For various reasons, although you can set Composition.category to be ‘episodic’, this is not properly supported in AD, and in any case is not enforced by CDRs so ‘use Episodic persistence’ really just has to be delivered to devs as Implementation Guidance with clear rules on when an episode starts and stops.

It would be updated over time. So in during an update you would set the attribute to the new value and then append the past value to the history. For example, you might initially have information about some encounter that will take place at some point in the future. As such you would record a status such as planned. Once the the admission takes place, it would again be updated to something like ongoing. However during the timespan the patient is admitted they might be absent for some time frame. This is indicated by the `on-leave` status code (in the FHIR analog). Ideally these changes would result in updates to a single composition and past values with validity time ranges be easily accessible for querying. Having access to information on when the patient was present at the hospital and when they were absent during an encounter is useful for calculating the actual time they spent in the hospital (one of the data points I need).

I hope this helps

Leveraging change control definitely is valid solution to the problem. However I think it would lead to more complex queries and the representation of encounter data in our CDR could not as easily be transformed into the data model we have to export to.

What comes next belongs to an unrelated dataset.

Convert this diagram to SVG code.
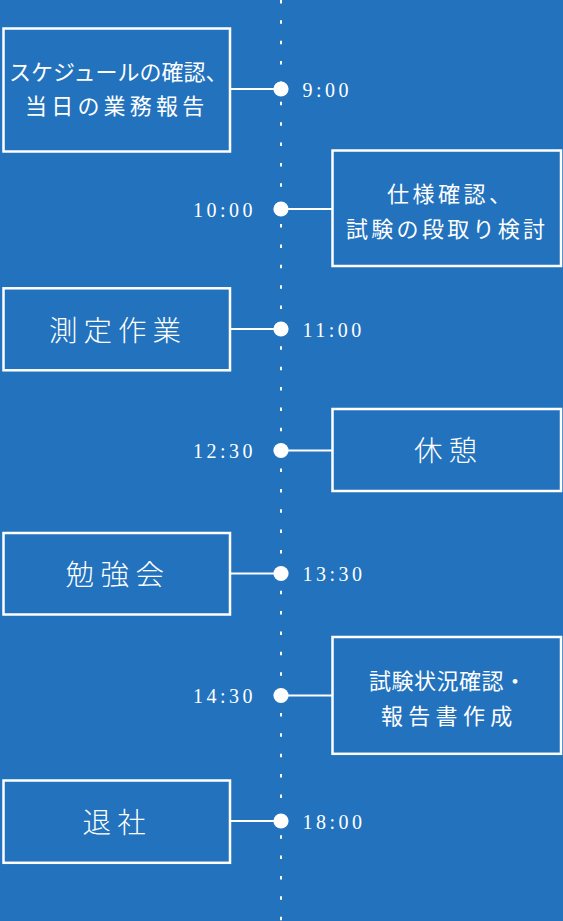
<svg xmlns="http://www.w3.org/2000/svg" width="563" height="921" viewBox="0 0 563 921">
<style>
.box{fill:none;stroke:#fff;stroke-width:2.5}
.t{font-family:"Noto Sans CJK JP","Noto Sans",sans-serif;font-size:22px;fill:#fff}
.big{font-size:28.5px;font-weight:300}
.tm{font-family:"Liberation Serif","DejaVu Serif",serif;font-size:20px;letter-spacing:3.5px;fill:#fff}
.l{text-anchor:end}
.conn line{stroke:#fff;stroke-width:2}
.conn circle{fill:#fff}
</style>
<rect width="563" height="921" fill="#2272be"/>
<g id="connectors" class="conn">
<line x1="281" y1="0" x2="281" y2="921" stroke-width="3.5" stroke-dasharray="3.5 16.87"/>
<line x1="231" y1="89" x2="281" y2="89"/><circle cx="281" cy="89" r="7.6"/>
<line x1="281" y1="209" x2="332" y2="209"/><circle cx="281" cy="209" r="7.6"/>
<line x1="231" y1="329" x2="281" y2="329"/><circle cx="281" cy="329" r="7.6"/>
<line x1="281" y1="450.5" x2="332" y2="450.5"/><circle cx="281" cy="450.5" r="7.6"/>
<line x1="231" y1="573.5" x2="281" y2="573.5"/><circle cx="281" cy="573.5" r="7.6"/>
<line x1="281" y1="695.5" x2="332" y2="695.5"/><circle cx="281" cy="695.5" r="7.6"/>
<line x1="231" y1="821" x2="281" y2="821"/><circle cx="281" cy="821" r="7.6"/>
</g>
<g id="t0900"><text class="tm" x="302.5" y="96.5">9:00</text></g>
<g id="t1000"><text class="tm l" x="256" y="216.5">10:00</text></g>
<g id="t1100"><text class="tm" x="302.5" y="336.5">11:00</text></g>
<g id="t1230"><text class="tm l" x="256" y="458">12:30</text></g>
<g id="t1330"><text class="tm" x="302.5" y="581">13:30</text></g>
<g id="t1430"><text class="tm l" x="256" y="703">14:30</text></g>
<g id="t1800"><text class="tm" x="302.5" y="828.5">18:00</text></g>
<g id="n1">
<rect class="box" x="3.5" y="28.5" width="226.5" height="123"/>
<text class="t" x="9" y="80">スケジュールの確認、</text>
<text class="t" x="25" y="114" letter-spacing="4.2">当日の業務報告</text>
</g>
<g id="n2">
<rect class="box" x="332.5" y="150.5" width="228.5" height="115.5"/>
<text class="t" x="387" y="202" letter-spacing="3.5">仕様確認、</text>
<text class="t" x="346" y="237" letter-spacing="3.3">試験の段取り検討</text>
</g>
<g id="n3">
<rect class="box" x="3.5" y="288.3" width="226.5" height="82"/>
<text class="t big" x="49" y="340.5" letter-spacing="6">測定作業</text>
</g>
<g id="n4">
<rect class="box" x="332.5" y="409" width="228.5" height="82"/>
<text class="t big" x="414" y="460.5" letter-spacing="6">休憩</text>
</g>
<g id="n5">
<rect class="box" x="3.5" y="533" width="226.5" height="81.5"/>
<text class="t big" x="65.5" y="585" letter-spacing="6.5">勉強会</text>
</g>
<g id="n6">
<rect class="box" x="332.5" y="637" width="228.5" height="116.8"/>
<text class="t" x="369" y="689" letter-spacing="0.5">試験状況確認・</text>
<text class="t" x="381" y="724" letter-spacing="5.3">報告書作成</text>
</g>
<g id="n7">
<rect class="box" x="3.5" y="780.5" width="226.5" height="82.3"/>
<text class="t big" x="82.5" y="832.5" letter-spacing="6.2">退社</text>
</g>
</svg>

For instance the target data model focuses on representing different types of encounters based on the level of contact with a clinical institution. E.g. you would have a composition representing a patient being admitted to a clinical facility; during which they can have multiple contacts with different departments (each again likely represented by its own composition); and finally during each of these events the patient might still be transferred between different wards, is transferred to have medical procedures performed etc. (these events are also recorded ideally be their own composition).

I just think that having to represent all these contact levels is difficult enough as is and thus would prefer a solution that stores the historical data points at a glance in a single composition. If this is not advisable in openEHR than I guess I have to switch to the solution using the change control mechanism.

With your proposed approach, would the context/start_time (and context/end_time) attributes represent the validity range of the information in any particular version of the composition? I’m asking because as far as I can tell the versioning related change-control classes contain commit timestamps not timestamps representing the validity of the clinical event being recorded. Please correct me if I’m wrong there.

Yes - you could use the context start and end times to represent the validity period for each ‘status change’ .

Doing it this way is consistent with the way we try to do things in openEHR i.e. capturing each change in the patient state / record as it happens, rather than bundling up a series of transactions/events into a single history. Although of course there are exceptions lie the HISTory in Observations.

I still like the idea of using a persistent composition and querying across versions because it is quite likely that there will be a need to change other encounter details in the future. Querying is bit more complex but a one-off challenge.